OSLO, Nov 20 (Reuters) - The asset management arm of Norwegian banking giant DNB overcharged customers for investing in three of its funds, an Oslo court heard on Monday in the country’s largest ever class action lawsuit.
The Norwegian Consumer Council is seeking to reclaim 690 million crowns ($85 million) on behalf of 180,000 customers with DNB who had placed money in the funds between January 2010 and December 2014.
DNB Asset Management is accused of charging customers for actively managing the funds but in reality was simply tracking a stock market index - a claim DNB denies.
“When the Consumer Council takes this case to court it is not just about claiming money back for those who paid too much,” Steinar Mageli, representing the council, told the court in his opening statement.
“Saving money in a fund is the way we save for pensions now, so its conditions are very important for people’s pensions ... when people have to save much more money themselves.”

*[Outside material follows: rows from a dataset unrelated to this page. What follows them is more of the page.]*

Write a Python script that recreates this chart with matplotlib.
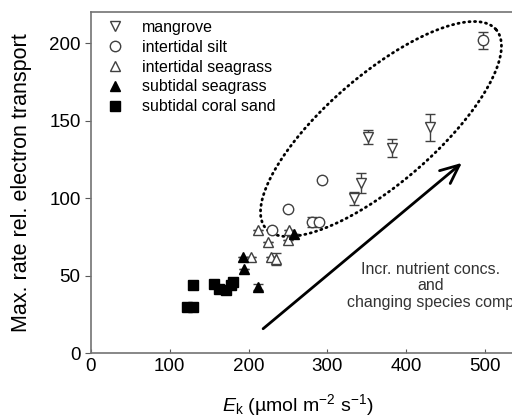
import numpy as np
import matplotlib
matplotlib.use("Agg")
import matplotlib.pyplot as plt
from matplotlib.lines import Line2D

plt.rcParams['font.family'] = ['Liberation Sans', 'DejaVu Sans']
plt.rcParams['mathtext.fontset'] = 'custom'
plt.rcParams['mathtext.rm'] = 'Liberation Sans'
plt.rcParams['mathtext.it'] = 'Liberation Sans:italic'

# mangrove
mang_x = [333.4, 342.6, 351.2, 381.6, 430.6]
mang_y = [99.9, 110.0, 139.5, 132.2, 145.8]
mang_err = [4.3, 6.5, 4.7, 5.8, 8.6]

# intertidal silt
silt_x = [230, 249.5, 281, 289.7, 293, 497]
silt_y = [79.4, 93.4, 84.7, 84.7, 112, 202]
silt_err = [0, 0, 3, 0, 0, 5.5]

# intertidal seagrass
isg_x = [203, 211.6, 224, 228.4, 234.8, 249.5, 251.6]
isg_y = [62, 79.4, 71.8, 62, 61, 73, 79.4]
isg_err = [0, 0, 0, 0, 4, 0, 0]

# subtidal seagrass
ssg_x = [192.5, 194.6, 211.5, 258]
ssg_y = [62, 54.6, 43, 77]
ssg_err = [0, 0, 2, 0]

# subtidal coral sand
coral_x = [122, 130, 129, 156, 163, 171, 178, 180]
coral_y = [30, 30, 44, 45, 41.7, 41, 43.8, 46]
coral_err = [2, 0, 0, 0, 0, 0, 0, 2]

labels = ['mangrove', 'intertidal silt', 'intertidal seagrass',
          'subtidal seagrass', 'subtidal coral sand']

fig = plt.figure(figsize=(5.12, 4.18), dpi=100)
ax = fig.add_axes([91/512, 64.7/418, 560*0.788/512, 341/418])

ec = '0.25'
ms = 7.5
common = dict(ecolor=ec, elinewidth=1, capsize=3.5, capthick=1, ms=ms, mew=1, ls='none')
ax.errorbar(mang_x, mang_y, yerr=mang_err, fmt='v', mfc='white', mec=ec, **common)
ax.errorbar(silt_x, silt_y, yerr=silt_err, fmt='o', mfc='white', mec=ec, **common)
ax.errorbar(isg_x, isg_y, yerr=isg_err, fmt='^', mfc='white', mec=ec, **common)
ax.errorbar(ssg_x, ssg_y, yerr=ssg_err, fmt='^', mfc='black', mec='black', **common)
ax.errorbar(coral_x, coral_y, yerr=coral_err, fmt='s', mfc='black', mec='black', **common)

# dotted ellipse round the high-Ek group
t = np.linspace(0, 2*np.pi, 400)
ex = 368 + 146.2*np.cos(t) + 44.7*np.sin(t)
ey = 144.7 + 64.1*np.cos(t) - 26.5*np.sin(t)
ax.plot(ex, ey, color='black', lw=2, ls=(0, (0.4, 1.6)), dash_capstyle='round')

# arrow and note
ax.annotate('', xy=(473.4, 124), xytext=(215.7, 14.7),
            arrowprops=dict(arrowstyle='->,head_length=0.45,head_width=0.2', lw=2,
                            color='black', mutation_scale=30))
ax.text(431.5, 43.5, 'Incr. nutrient concs.\nand\nchanging species comp',
        ha='center', va='center', fontsize=11.5, color='0.2', linespacing=1.15)

ax.set_xlim(0, 560)
ax.set_ylim(0, 220)
ax.set_xticks([0, 100, 200, 300, 400, 500])
ax.set_yticks([0, 50, 100, 150, 200])
ax.tick_params(axis='both', labelsize=13.5, colors='0.35', labelcolor='black')
ax.tick_params(axis='x', direction='in', length=3)
ax.tick_params(axis='y', direction='out', length=4)
for s in ax.spines.values():
    s.set_color('0.45')
    s.set_linewidth(1.2)

ax.set_ylabel('Max. rate rel. electron transport', fontsize=15.5)
ax.yaxis.set_label_coords(-0.133, 0.5)
ax.set_xlabel(r'$E_\mathrm{k}$ (µmol m$^{-2}$ s$^{-1}$)', fontsize=14)
ax.xaxis.set_label_coords((297.5-91)/441.3, -(392-353.3)/341)

handles = [
    Line2D([], [], ls='none', marker='v', ms=ms, mfc='white', mec=ec),
    Line2D([], [], ls='none', marker='o', ms=ms, mfc='white', mec=ec),
    Line2D([], [], ls='none', marker='^', ms=ms, mfc='white', mec=ec),
    Line2D([], [], ls='none', marker='^', ms=ms, mfc='black', mec='black'),
    Line2D([], [], ls='none', marker='s', ms=ms, mfc='black', mec='black'),
]
ax.legend(handles, labels, loc='upper left', bbox_to_anchor=(0.0, 1.01), frameon=False,
          fontsize=11.5, handletextpad=0.9, labelspacing=0.3, borderaxespad=0.3,
          handlelength=1.6)

plt.savefig('out.png', dpi=100)
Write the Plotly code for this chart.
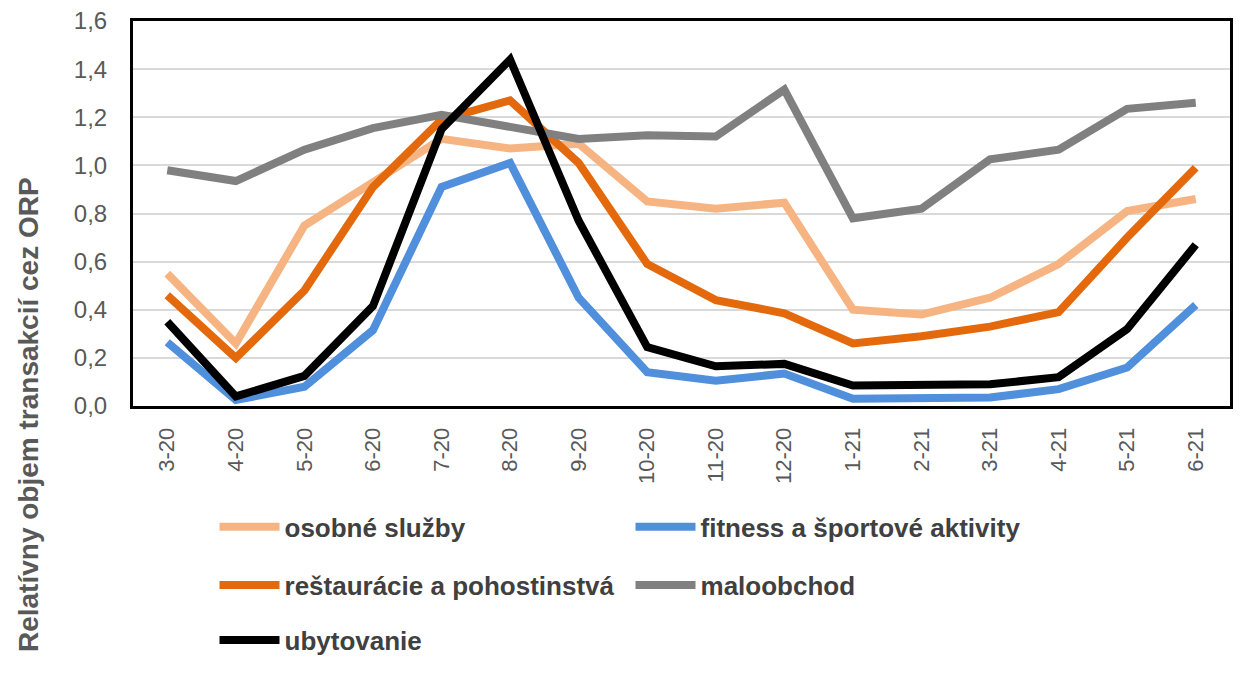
import plotly.graph_objects as go

months = ["3-20", "4-20", "5-20", "6-20", "7-20", "8-20", "9-20", "10-20",
          "11-20", "12-20", "1-21", "2-21", "3-21", "4-21", "5-21", "6-21"]

osobne_sluzby = [0.55, 0.26, 0.75, 0.93, 1.11, 1.07, 1.09, 0.85, 0.82, 0.845,
                 0.40, 0.38, 0.45, 0.59, 0.81, 0.86]
fitness = [0.265, 0.025, 0.08, 0.315, 0.91, 1.01, 0.45, 0.14, 0.105, 0.135,
           0.03, 0.03, 0.035, 0.07, 0.16, 0.42]
restauracie = [0.46, 0.20, 0.48, 0.91, 1.19, 1.27, 1.01, 0.59, 0.44, 0.385,
               0.26, 0.29, 0.33, 0.39, 0.70, 0.99]
maloobchod = [0.98, 0.935, 1.065, 1.155, 1.21, 1.16, 1.11, 1.125, 1.12, 1.315,
              0.78, 0.82, 1.025, 1.065, 1.235, 1.26]
ubytovanie = [0.35, 0.04, 0.125, 0.415, 1.15, 1.44, 0.77, 0.245, 0.165, 0.175,
              0.085, 0.09, 0.09, 0.12, 0.32, 0.67]

y_ticks = [0.0, 0.2, 0.4, 0.6, 0.8, 1.0, 1.2, 1.4, 1.6]
y_tick_text = ["0,0", "0,2", "0,4", "0,6", "0,8", "1,0", "1,2", "1,4", "1,6"]

series = [
    ("osobné služby", osobne_sluzby, "#F7B483", "legend"),
    ("fitness a športové aktivity", fitness, "#4F8FDB", "legend"),
    ("reštaurácie a pohostinstvá", restauracie, "#E4690C", "legend2"),
    ("maloobchod", maloobchod, "#808080", "legend2"),
    ("ubytovanie", ubytovanie, "#000000", "legend3"),
]

fig = go.Figure()
for name, vals, color, leg in series:
    fig.add_trace(go.Scatter(
        x=months, y=vals, name=name, mode="lines",
        line=dict(color=color, width=8, shape="linear"),
        legend=leg,
    ))

leg_font = dict(family="Liberation Sans, Arial, sans-serif", size=26, color="#404040",
                weight="bold")
leg_common = dict(orientation="h", xanchor="left", yanchor="middle",
                  font=leg_font, entrywidth=341, entrywidthmode="pixels",
                  itemwidth=60, bgcolor="rgba(0,0,0,0)", tracegroupgap=0)

# page body has an 8px default margin, so the figure is 8px smaller on each side
fig.update_layout(
    width=1235, height=669,
    margin=dict(l=125, r=13, t=13, b=271, autoexpand=False),
    paper_bgcolor="white", plot_bgcolor="white",
    showlegend=True,
    legend=dict(x=0.0743, y=-0.314, **leg_common),
    legend2=dict(x=0.0743, y=-0.465, **leg_common),
    legend3=dict(x=0.0743, y=-0.608, **leg_common),
    xaxis=dict(
        type="category", range=[-0.5, 15.5], tickangle=-90,
        tickfont=dict(family="Liberation Sans, Arial, sans-serif", size=22, color="#595959"),
        showgrid=False, showline=True, linecolor="black", linewidth=3, mirror=True,
        ticks="", ticklabelstandoff=10, zeroline=False, automargin=False,
        ticklabeloverflow="allow",
    ),
    yaxis=dict(
        range=[0, 1.6], tickvals=y_ticks, ticktext=y_tick_text,
        tickfont=dict(family="Liberation Sans, Arial, sans-serif", size=24, color="#595959"),
        showgrid=True, gridcolor="#D9D9D9", gridwidth=2,
        showline=True, linecolor="black", linewidth=3, mirror=True,
        ticks="", ticklabelstandoff=18, zeroline=False, automargin=False,
        ticklabeloverflow="allow",
    ),
    annotations=[dict(
        text="Relatívny objem transakcií cez ORP",
        xref="paper", yref="paper", x=-0.0957, y=-0.0234,
        xanchor="center", yanchor="middle", textangle=-90, showarrow=False,
        font=dict(family="Liberation Sans, Arial, sans-serif", size=28, color="#595959",
                  weight="bold"),
    )],
)

fig.write_html("out.html")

“Second, it raises a legal and financial question: has the customer got what he paid for? And third, from a consumer power perspective, lacking services need to see consequences.”
DNB says the funds were actively managed.
“DNB denies its obligations to fund owners have been breached,” the bank said in court documents.
“The ... funds have been managed properly and in accordance with the Securities Funds Act, the funds’ articles of association and investor information and often given fund owners more excess returns than costs.”